La Mara having sent Fräulein Languider some of her writings and a copy of Lampi’s portrait of the Countess Therese, she wrote on January 24, 1901: “After all that has been said pro and contra I remain of the unalterable opinion that the Countess Therese was the ‘Immortal Beloved’ and fiancée of the great master, concerning which fact I heard innumerable conversations in my childhood, and that the portrait is hers. Countess Marie does not see a resemblance, but I do not trust her memory.” Countess Marie Brunswick had said to La Mara that she did not consider the painting which is now preserved in the Beethovenhaus in Bonn a portrait of her aunt; “but,” says La Mara, “since there was a difference of 57 years, she could no longer judge of a likeness with the youthful picture.”
Count Géza Brunswick, son of Beethoven’s friend, died in the spring of 1902, having outlived his sister Marie. The direct line of Brunswicks reached its end in him. The castles Korompa and Martonvásár passed into other hands. Count Franz’s art collection was sold at auction in Vienna, but the widow of Count Géza retained possession of the Beethoven relics (the letters and an oil portrait) and took them with her to Florence, where subsequently she married the Marchese Capponi. She, too, gave her testimony: “It is certain that there were soul-relationships between Beethoven and Therese Brunsvik.”

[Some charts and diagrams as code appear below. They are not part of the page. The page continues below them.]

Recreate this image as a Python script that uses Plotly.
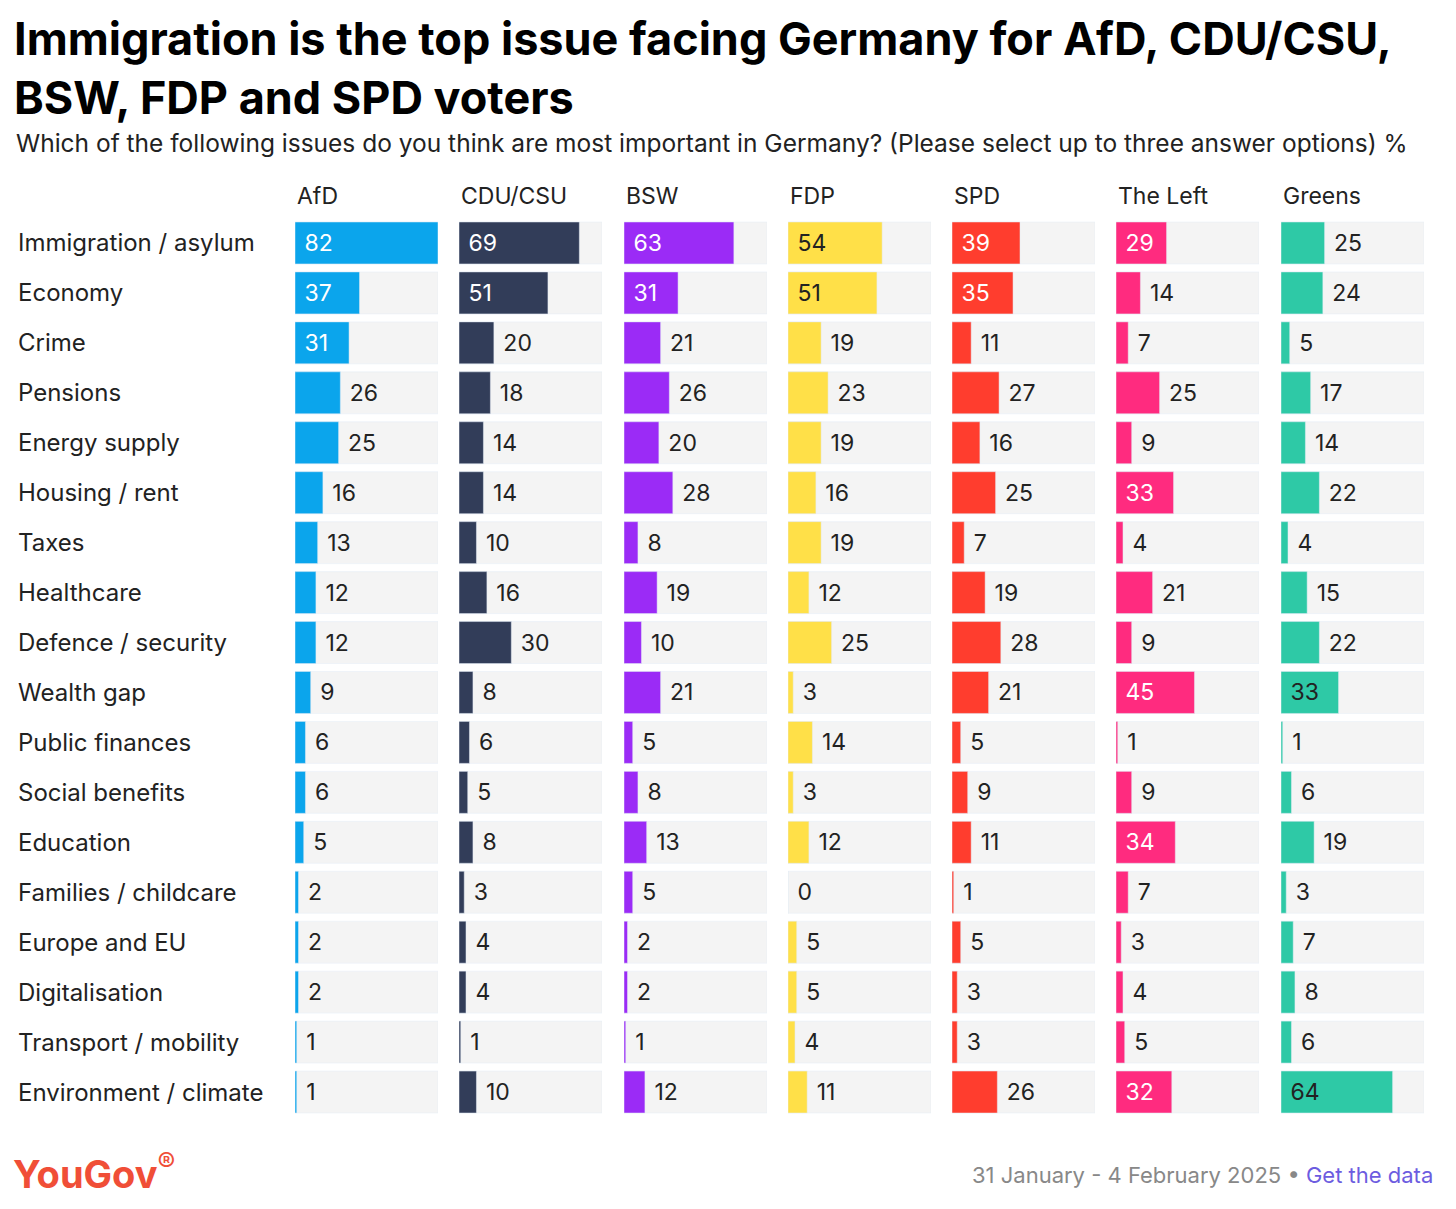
import plotly.graph_objects as go

issues = ["Immigration / asylum","Economy","Crime","Pensions","Energy supply","Housing / rent","Taxes","Healthcare","Defence / security","Wealth gap","Public finances","Social benefits","Education","Families / childcare","Europe and EU","Digitalisation","Transport / mobility","Environment / climate"]
parties = ["AfD","CDU/CSU","BSW","FDP","SPD","The Left","Greens"]
afd = [82,37,31,26,25,16,13,12,12,9,6,6,5,2,2,2,1,1]
cdu = [69,51,20,18,14,14,10,16,30,8,6,5,8,3,4,4,1,10]
bsw = [63,31,21,26,20,28,8,19,10,21,5,8,13,5,2,2,1,12]
fdp = [54,51,19,23,19,16,19,12,25,3,14,3,12,0,5,5,4,11]
spd = [39,35,11,27,16,25,7,19,28,21,5,9,11,1,5,3,3,26]
left = [29,14,7,25,9,33,4,21,9,45,1,9,34,7,3,4,5,32]
greens = [25,24,5,17,14,22,4,15,22,33,1,6,19,3,7,8,6,64]
series = [afd,cdu,bsw,fdp,spd,left,greens]
colors = ["#0ba5ec","#323d59","#9b2bf6","#ffe048","#ff3d2e","#ff2b7f","#2ec9a6"]
inside_col = ["white","white","white","#222","white","white","#222"]

W, H = 1456, 1209
D = 9  # page offset compensation
lefts = [296,460,625,789,953,1117,1282]
colw = 143
fig = go.Figure()
for i,(p,vals,c) in enumerate(zip(parties,series,colors)):
    ax = "" if i==0 else str(i+1)
    fig.add_trace(go.Bar(y=issues, x=[82]*len(issues), orientation="h", marker_color="#f4f4f4",
                         width=0.84, xaxis="x"+ax, yaxis="y", hoverinfo="skip", showlegend=False))
    ins = [v >= 29 and not (i == 1 and v == 30) for v in vals]
    pos = ["inside" if k else "outside" for k in ins]
    tcol = [inside_col[i] if k else "#222" for k in ins]
    txt = ["\u00a0"+str(v) for v in vals]
    fig.add_trace(go.Bar(y=issues, x=vals, orientation="h", marker_color=c, width=0.84,
                         text=txt, textposition=pos, insidetextanchor="start",
                         textfont=dict(size=23,color=tcol,family="Inter"), cliponaxis=False,
                         constraintext="none",
                         xaxis="x"+ax, yaxis="y", showlegend=False))
    fig.layout["xaxis"+ax] = dict(domain=[(lefts[i]-D)/W,(lefts[i]-D+colw)/W], range=[0,82],
                                  visible=False, anchor="y", fixedrange=True)
    fig.add_annotation(text=p, x=(lefts[i]-D)/W, y=1-(197-D)/H, xref="paper", yref="paper", showarrow=False,
                       xanchor="left", yanchor="middle", font=dict(size=23,color="#222",family="Inter"))
fig.update_layout(barmode="overlay")
top, bot = 219-D, 1118-D
fig.update_layout(yaxis=dict(domain=[1-bot/H,1-top/H], autorange="reversed", visible=False, fixedrange=True))
rowh = (bot-top)/len(issues)
for j,iss in enumerate(issues):
    fig.add_annotation(text=iss, x=(17-D)/W, y=1-(top+rowh*(j+0.5))/H, xref="paper", yref="paper",
                       showarrow=False, xanchor="left", yanchor="middle",
                       font=dict(size=24,color="#222",family="Inter"))
fig.add_annotation(text="<b>Immigration is the top issue facing Germany for AfD, CDU/CSU,<br>BSW, FDP and SPD voters</b>",
                   x=(13-D)/W, y=1-1/H, xref="paper", yref="paper", showarrow=False, xanchor="left", yanchor="top",
                   align="left", font=dict(size=45,color="#000",family="Inter", weight=900))
fig.add_annotation(text="Which of the following issues do you think are most important in Germany? (Please select up to three answer options) %",
                   x=(15-D)/W, y=1-(144-D)/H, xref="paper", yref="paper", showarrow=False, xanchor="left", yanchor="middle",
                   font=dict(size=24.5,color="#222",family="Inter"))
fig.add_annotation(text="<b>YouGov</b><sup>®</sup>", x=(12-D)/W, y=1-(1172-D)/H, xref="paper", yref="paper", showarrow=False,
                   xanchor="left", yanchor="middle", font=dict(size=38,color="#f04e37",family="Inter"))
fig.add_annotation(text="31 January - 4 February 2025 • <span style='color:#6c5ce0'>Get the data</span>",
                   x=(1436-D)/W, y=1-(1176-D)/H, xref="paper", yref="paper", showarrow=False,
                   xanchor="right", yanchor="middle", font=dict(size=22,color="#888",family="Inter"))
fig.update_layout(width=W, height=H, margin=dict(l=0,r=0,t=0,b=0), paper_bgcolor="white", plot_bgcolor="white")
fig.write_html("out.html")
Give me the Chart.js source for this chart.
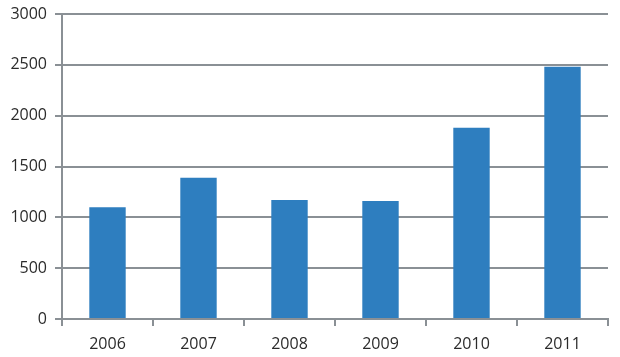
<!DOCTYPE html>
<html>
<head>
<meta charset="utf-8">
<script src="https://cdn.jsdelivr.net/npm/chart.js@4"></script>
<style>
  html, body { margin: 0; padding: 0; background: #ffffff; }
  #wrap { width: 620px; height: 357px; position: relative; }
</style>
</head>
<body>
<div id="wrap"><canvas id="c" width="620" height="357"></canvas></div>
<script>
const categories = ["2006", "2007", "2008", "2009", "2010", "2011"];
const values = [1100, 1390, 1170, 1160, 1880, 2480];
const yTicks = [0, 500, 1000, 1500, 2000, 2500, 3000];

const gridColor = "#8a9095";
const barColor = "#2e7ebf";
const textColor = "#2b2b2b";

new Chart(document.getElementById("c"), {
  type: "bar",
  data: {
    labels: categories,
    datasets: [{
      data: values,
      backgroundColor: barColor,
      borderWidth: 0,
      categoryPercentage: 1,
      barPercentage: 0.4
    }]
  },
  options: {
    responsive: false,
    animation: false,
    layout: { padding: { left: 0, top: 14, right: 12, bottom: 0 } },
    plugins: { legend: { display: false }, tooltip: { enabled: false } },
    scales: {
      y: {
        min: 0, max: 3000,
        afterFit: (s) => { s.width = 62; s.paddingTop = 0; s.paddingBottom = 0; },
        afterBuildTicks: (s) => { s.ticks = yTicks.map(v => ({ value: v })); },
        grid: { color: gridColor, lineWidth: 2, tickLength: 7, drawTicks: true },
        border: { display: true, color: gridColor, width: 2 },
        ticks: { color: textColor, font: { family: "Open Sans", size: 16 }, padding: 8,
                 callback: (v) => String(v) }
      },
      x: {
        afterFit: (s) => { s.height = 38; },
        grid: { display: true, drawOnChartArea: false, color: gridColor, lineWidth: 2, tickLength: 7, offset: true },
        border: { display: true, color: gridColor, width: 2 },
        ticks: { color: textColor, font: { family: "Open Sans", size: 16 }, padding: 9 }
      }
    }
  }
});
</script>
</body>
</html>
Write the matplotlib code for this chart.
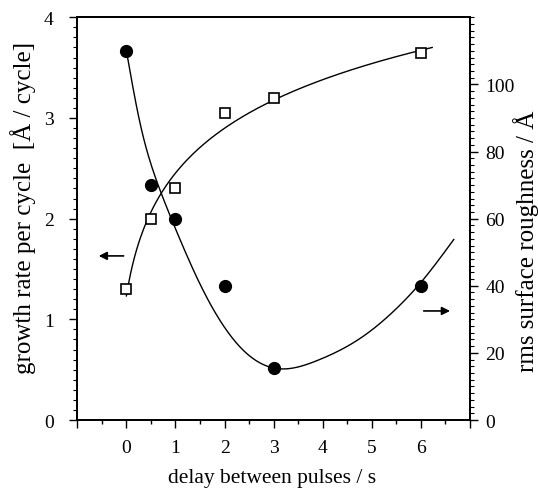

Next, La Mara went to Pressburg (in search of such traditions as Thayer had found in Pesth), working on the hint thrown out by Fräulein Languider. In Pressburg she met Johann Batka, municipal archivist, who bore testimony to the fact that a relative of the Countess Therese Brunswick, who was in possession of her memoirs (a copy, evidently, since La Mara obtained the original from the family of Count Deym), had persuaded him to believe that Therese was the “Immortal Beloved” and secret fiancée of Beethoven. After La Mara had published the results of her investigation in the January number for 1908 of the “Neue Rundschau,” the grand-niece of Countess Therese, Isabella, Countess Deym, and her sister Madame Ilka Melichar, confirmed the statement that the letter had been addressed to their illustrious grand-aunt. An estrangement had sprung up between Count Franz and his sister Therese after his marriage; but the intimacy between the sisters Therese and Josephine, Countess Deym, had continued, and the romance, never known to the families of Count Franz and his sister Countess Teleky, had come down as a tradition in the family of Count Deym.
The rest of La Mara’s book is filled with the memoirs of Therese Brunswick, which she began writing in September, 1846, and called “My Half-Century.” In introducing the interesting document, La Mara thought herself compelled to abandon Thayer’s contention that the love-letter had been written in 1806, and substituted 1807 (a date urged also by Ladislaw Jachinecki, in an article published in the “Zeitschrift der Internationalen Musikgesellschaft” for July and August, 1908), on the ground that 1806 had become untenable, 1807 agreed with the almanac and that Beethoven’s sojourn at Baden in the summer of 1807 did not preclude a visit to Hungary of three weeks’ duration between the end of June and July 26. La Mara was persuaded to make the change by her discovery in the memoirs of the fact that on July 5, 1806, Countess Therese was in Transylvania visiting her sister Charlotte, Countess Teleky, and was present when the latter gave birth to a daughter, Blanca, on that date. Having assumed, with Thayer, that Beethoven wrote the love-letter very soon after a visit to the Brunswicks at Korompa (which is her reading of the mysterious “K” in the letter), and sent it from a neighboring watering-place, convinced that Therese was with her sister on July 6, 1806, she adopted the theory that the letter was written in 1807, in which year the much-discussed 6th of July fell on a Monday. She also alludes to other evidence which she does not describe but by which she doubtless means a letter by Beethoven to Breitkopf and Härtel dated “Vienna, July 5, 1806,” which became known to the investigators when the well-known publishers of Leipsic made a private publication of the letters from the composer found in their archives. This was after the death of Mr. Thayer. Touching this letter and the significance of Beethoven’s “K” the writer of this note submits, without argument, a few suggestions:
New Suggestions Concerning the Letter
1. There is nothing in the letter, beyond what might be called its atmosphere, to indicate that Beethoven had recently visited the object of his love. The words “To-day—yesterday—what tearful longings for you,” to which such an interpretation might be given, plainly refer only to his mood and his thoughts on the two days when the letter was in his mind; they tell us nothing about the distance or time which lay between him and his “ferne Geliebte.”